Kiran isn't in solitary - he's a Driver, and he's not confined. But Aya talks to him (though he can't talk back). When Aya is finally auctioned, she is stunned because she has been sold. She has to leave behind a dirty wolf (whom she named Brax)... and Kiran (whom she nicknamed for the color of his eyes). But as it would turn out, Kiran is neither mute nor stupid. He is an integral part of this book.
Aya is such an interesting protagonist. She is naturally more spirited and "wild" than the other girls in the city, but for a reason - she is from the outside. She never stops trying to escape, to fight back, to think of how to overcome the obstacles in front of her. Aya is so SMART. Clever, inquisitive, determined, brave. I like her a lot.
Kiran is equally as smart, clever, inquisitive, determined, brave, but in his own way. He is very quiet (he has to play mute, like the rest of the Drivers), but he is extremely observant and intelligent. Honestly, if the pair of them weren't as smart as they were, neither of them would have made it out of certain sticky situations alive. Anyway. I'm a huge fan of Kiran. He and Aya are so stubborn and brave, perfect for each other. But not just romantic interests - they are wonderful protagonists,
There are several parts to this story. Aya gets captured (and eventually meets Kiran); Aya gets sold and leaves the Garden; Kiran finds Aya and helps her escape; Aya and Kiran try to find Aya's family. I loved each part of the book, but my favorite would be when Aya finally escapes captivity - all of the captivity, when she leaves the city. The book isn't over yet, by any means, but I breathed easier when they left the city.

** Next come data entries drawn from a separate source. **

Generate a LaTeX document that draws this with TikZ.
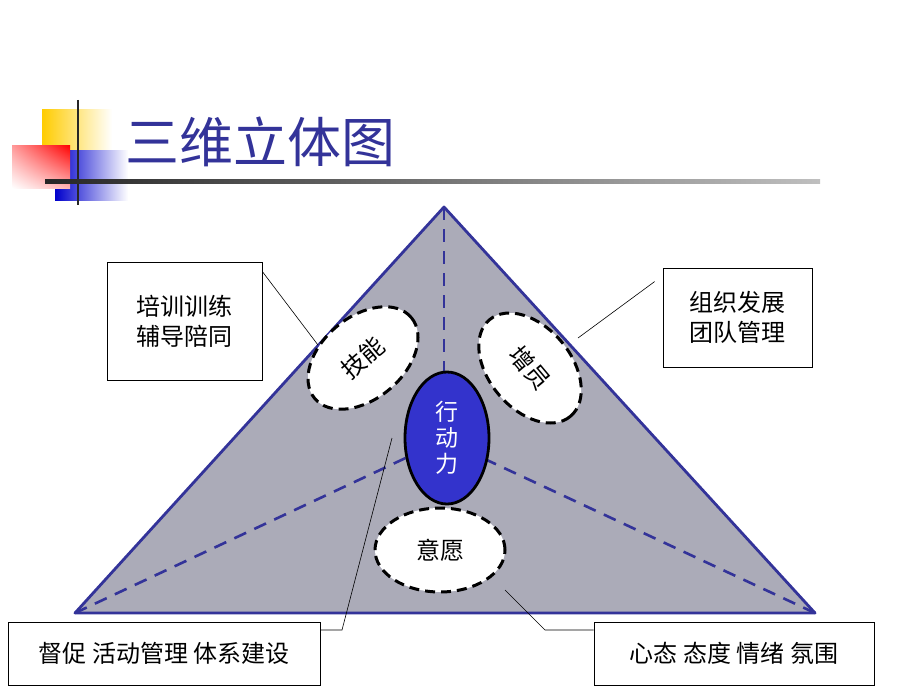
\documentclass[tikz,border=0pt]{standalone}
\usepackage{fontspec}
\setmainfont{Noto Sans CJK SC}
\usetikzlibrary{shapes.geometric,shadings}
\definecolor{tblue}{HTML}{333399}
\definecolor{eblue}{HTML}{3333CC}
\definecolor{tfill}{HTML}{ABABB8}
\definecolor{lyel}{HTML}{FFCC00}
\tikzset{
  wbox/.style={draw=black, fill=white, line width=0.8pt, inner sep=0pt},
  dash ell/.style={ellipse, draw=black, fill=white, line width=3pt, dash pattern=on 10pt off 6pt},
  lbl/.style={font=\fontsize{24}{30}\selectfont, align=center},
  thinline/.style={draw=black, line width=0.6pt},
  bluedash/.style={draw=tblue, line width=2.6pt, dash pattern=on 13pt off 9pt}
}
\begin{document}
\begin{tikzpicture}[x=1pt,y=-1pt]
\useasboundingbox (0,0) rectangle (920,690);
% logo
\shade[left color=lyel, right color=white] (42,110) rectangle (112,172);
\shade[left color=blue!80!black, right color=white] (55,150) rectangle (128,200);
\shade[upper right=red, lower left=white, upper left=red!40, lower right=red!30] (12,145) rectangle (70,188);
\draw[line width=2.5pt, black!85] (78,100) -- (78,205);
\shade[left color=black!85, right color=black!25] (45,179) rectangle (820,183);
\node[anchor=west, text=tblue, font=\fontsize{54}{58}\selectfont] (title) at (122,142) {三维立体图};
% triangle
\coordinate (A) at (444,207);
\coordinate (L) at (75,613);
\coordinate (R) at (815,613);
\coordinate (C) at (444,440);
\fill[tfill] (A) -- (L) -- (R) -- cycle;
\draw[bluedash] (A) -- (C);
\draw[bluedash] (L) -- (C);
\draw[bluedash] (R) -- (C);
\draw[draw=tblue, line width=2.8pt, line join=round] (A) -- (L) -- (R) -- cycle;
% ellipses
\node[dash ell, minimum width=126pt, minimum height=82pt, rotate=40, lbl] (jn) at (363,358) {技能};
\node[dash ell, minimum width=126pt, minimum height=82pt, rotate=-50, lbl] (zy) at (530,368) {增员};
\node[dash ell, minimum width=130pt, minimum height=84pt, lbl] (yy) at (440,550) {意愿};
\node[ellipse, draw=black, fill=eblue, line width=2.8pt, minimum width=84pt, minimum height=132pt, text=white, font=\fontsize{23}{26}\selectfont, align=center] (xd) at (447,438) {行\\动\\力};
% boxes
\node[wbox, minimum width=155pt, minimum height=118pt, lbl] (b1) at (184.5,321) {培训训练\\辅导陪同};
\node[wbox, minimum width=149pt, minimum height=99pt, lbl] (b2) at (737.5,317.5) {组织发展\\团队管理};
\node[wbox, minimum width=312pt, minimum height=63pt, lbl] (b3) at (164,653.5) {督促 活动管理 体系建设};
\node[wbox, minimum width=280pt, minimum height=63pt, lbl] (b4) at (734,653.5) {心态 态度 情绪 氛围};
% leader lines
\coordinate (p1) at (318,345);
\coordinate (p2) at (578,338);
\coordinate (p3) at (392,438);
\coordinate (p3b) at (342,630);
\coordinate (p4) at (505,590);
\coordinate (p4b) at (545,630);
\draw[thinline] (b1.north east) ++(0,10) -- (p1);
\draw[thinline] (b2.north west) ++(-8,14) -- (p2);
\draw[thinline] (p3) -- (p3b) -- (b3.east |- p3b);
\draw[thinline] (p4) -- (p4b) -- (b4.west |- p4b);
\end{tikzpicture}
\end{document}
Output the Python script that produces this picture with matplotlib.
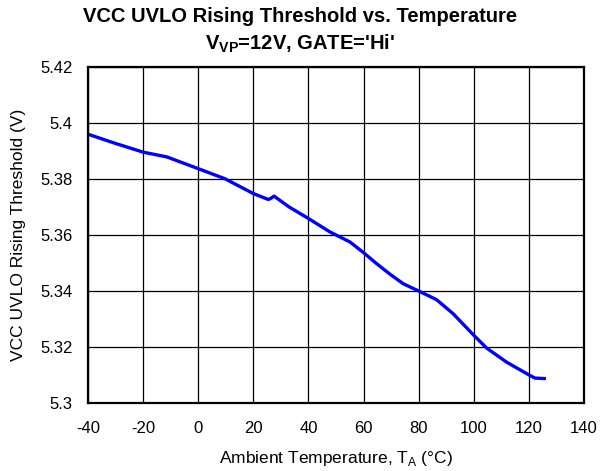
import numpy as np
import matplotlib.pyplot as plt

plt.rcParams['font.family'] = ['Liberation Sans', 'DejaVu Sans']
plt.rcParams['mathtext.fontset'] = 'custom'
plt.rcParams['mathtext.rm'] = 'Liberation Sans'
plt.rcParams['mathtext.bf'] = 'Liberation Sans:bold'
plt.rcParams['axes.unicode_minus'] = False

# UVLO rising threshold measured over temperature
temp_c = [-40, -30, -20, -11.4, 0, 9.7, 20, 25.4, 26.2, 27.5, 33, 40, 47.8,
          55.1, 60, 64.7, 69.6, 74.4, 80, 86.5, 92.5, 100, 104.7, 111.9,
          119.9, 122.2, 126.2]
threshold_v = [5.3960, 5.3927, 5.3896, 5.3879, 5.3837, 5.3801, 5.3748, 5.3727,
               5.3730, 5.3739, 5.3700, 5.3659, 5.3611, 5.3575, 5.3537, 5.3498,
               5.3460, 5.3426, 5.3400, 5.3369, 5.3319, 5.3242, 5.3196, 5.3146,
               5.3101, 5.3089, 5.3087]

x_ticks = np.arange(-40, 141, 20)
y_ticks = [5.30, 5.32, 5.34, 5.36, 5.38, 5.40, 5.42]
y_tick_labels = ['5.3', '5.32', '5.34', '5.36', '5.38', '5.4', '5.42']

fig = plt.figure(figsize=(6.0, 4.71), dpi=100)
ax = fig.add_axes([0.1467, 0.1444, 0.8266, 0.7133])

ax.plot(temp_c, threshold_v, color='#0000ff', linewidth=2.4,
        solid_capstyle='butt', solid_joinstyle='round')

ax.set_xlim(-40, 140)
ax.set_ylim(5.30, 5.42)
ax.set_xticks(x_ticks)
ax.set_yticks(y_ticks)
ax.set_yticklabels(y_tick_labels)
ax.tick_params(length=0, labelsize=12)
ax.tick_params(axis='x', pad=13)
ax.tick_params(axis='y', pad=11)
ax.grid(True, color='black', linewidth=0.9)
ax.set_axisbelow(True)
for sp in ax.spines.values():
    sp.set_linewidth(1.6)

ax.set_xlabel(r'Ambient Temperature, T$_{\mathrm{A}}$ ($\degree$C)', fontsize=12.5, labelpad=9)
ax.set_ylabel('VCC UVLO Rising Threshold (V)', fontsize=12.5, labelpad=10)

fig.text(0.5, 0.966, 'VCC UVLO Rising Threshold vs. Temperature',
         ha='center', va='center', fontsize=14.5, fontweight='bold')
fig.text(0.5, 0.907, r"$\mathbf{V_{VP}}$=12V, GATE='Hi'",
         ha='center', va='center', fontsize=14.5, fontweight='bold')

fig.savefig('out.png', dpi=100)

I had a hard time coming up with the primary genre for this book. It seems like it could be set in a futuristic city, because there are guns and technology that made me think of a futuristic place. The meal pill seemed really advanced. But it had a heavy fantasy feel to it - not epic fantasy, but fantasy nonetheless. Either way, I LOVE the world that Simmons has created. She masterfully created the setting, both in the wild and in the city.
The romance - oh, how I loved the romance. No love triangle, no insta-love. It amazed me how easily I fell for Aya and Kiran as a couple, in the beginning, with Kiran being mute, and the two of them barely interacting. Yet, they interacted so much in the beginning, and Aya felt his "loss" when she was sold. Then Kiran helps her escape, and they leave the city, and it's not like they immediately confess feelings for each other and that's that. NO. Aya and Kiran go through a lot before they finally let their guards down and let each other in. Love!
One thing that Simmons did that I actually REALLY liked was that she didn't try and have her characters "save the world". I can't say too much (not trying to spoil things), but this story isn't about Aya and Kiran taking down the city, the system, the government, etc. This story is about a girl who was captured and sold, who got out and wanted to save her family. It's a standalone, and it's a fabulous standalone. Simmons didn't try to overdo things.
That being said, I LOVED the ending. The last scene, the very end, is so beautiful. At first I thought it was unfulfilled, but then I realized that it was PERFECT. Anything more wouldn't have have made sense, given what we know about Aya, and Kiran. Simmons pulled everything together in the last scene. I loved it!
What I Did Not Like:
I can't think of anything concrete. I'm sure there's something, but at the moment, meh!
Would I Recommend It:
YES! Totally recommended, now go read! I'm actually going to reread my favorite parts right now (there are a lot of them).
5 stars. A rare five stars from me - but so well-deserved! I had a good feeling about this book, and I'm glad that feeling did not let me down! Glad Kristen Simmons did not let me down (as I knew she wouldn't)!